Kenyan journalists have sold their souls to the devil

Word on the street is that some computer geek has hacked into the mobile phone money transfer account of a certain sports administrator and is about to unleash the names of sports journalists on the big shot’s payroll.
As you would expect, this rumour has thrown our news rooms into panic, for many are they whose palms have repeatedly been greased by, ahem, Mr. Sports Administrator.
And therein lays the basis of my gripe with my comrades-in-arms in the sporting arena. Following the happenings of the last few days, I have every reason to believe that professional ethics have been thrown out of the window by a vast majority of my colleagues in this trade of reporting news stories.
Granted, receipt of the (in)famous ‘brown envelopes’ is a standard practice by journalists in this part of the world, but Kenyan sports journalists have succeeded in taking their vile practices to a whole new level.

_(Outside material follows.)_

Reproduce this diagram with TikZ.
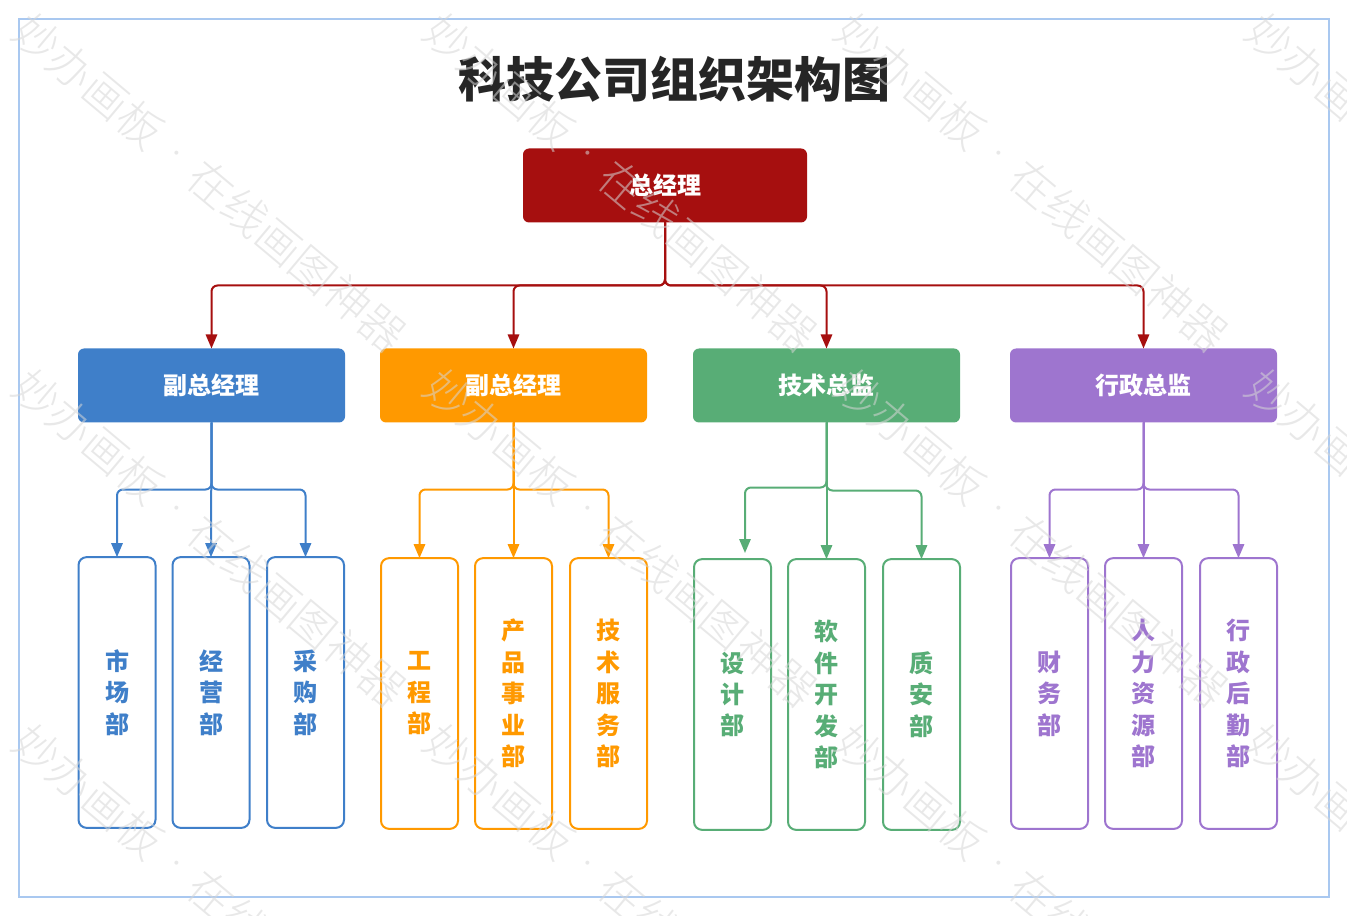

It is no secret, for example, that a number of sports journalists threw their lot with one or the other top aspirants who were vying for administrative positions during last weekend’s AFC Leopards elections.

‘Secret night meetings’
I have it on authority that, in the run up to the polls, many are the ‘secret night meetings’ that my fellow scribes attended across the breadth and length of the city to assuage and lick the boots of their newfound benefactors.
It gets worse. I am told some journalists turned themselves into human resource mobilisers-cum-chief campaigners for ‘their’ candidates of choice.
I don’t get it, but in such a scenario, how does one report objectively, while – to put it in a layman’s language – he or she has already been ‘pocketed’ by the candidate?
Little wonder then that on Saturday afternoon, Tusker and Sofapaka played to not only a yawning Nyayo National Stadium, but the reporters were also nowhere in sight.
From my vantage position in the VIP stand, I found myself in the good company of only two reporters. The photographers, too, were conspicuously missing. It wasn’t hard to guess their whereabouts.
I thought long and hard before writing this article and I am fully aware of the fact that I risk winning more enemies than friends on the account of this treatise. Yet, I have chosen to bite the bullet for I find it extremely hard to stomach the spiteful ways of the Kenyan media. I rest my case.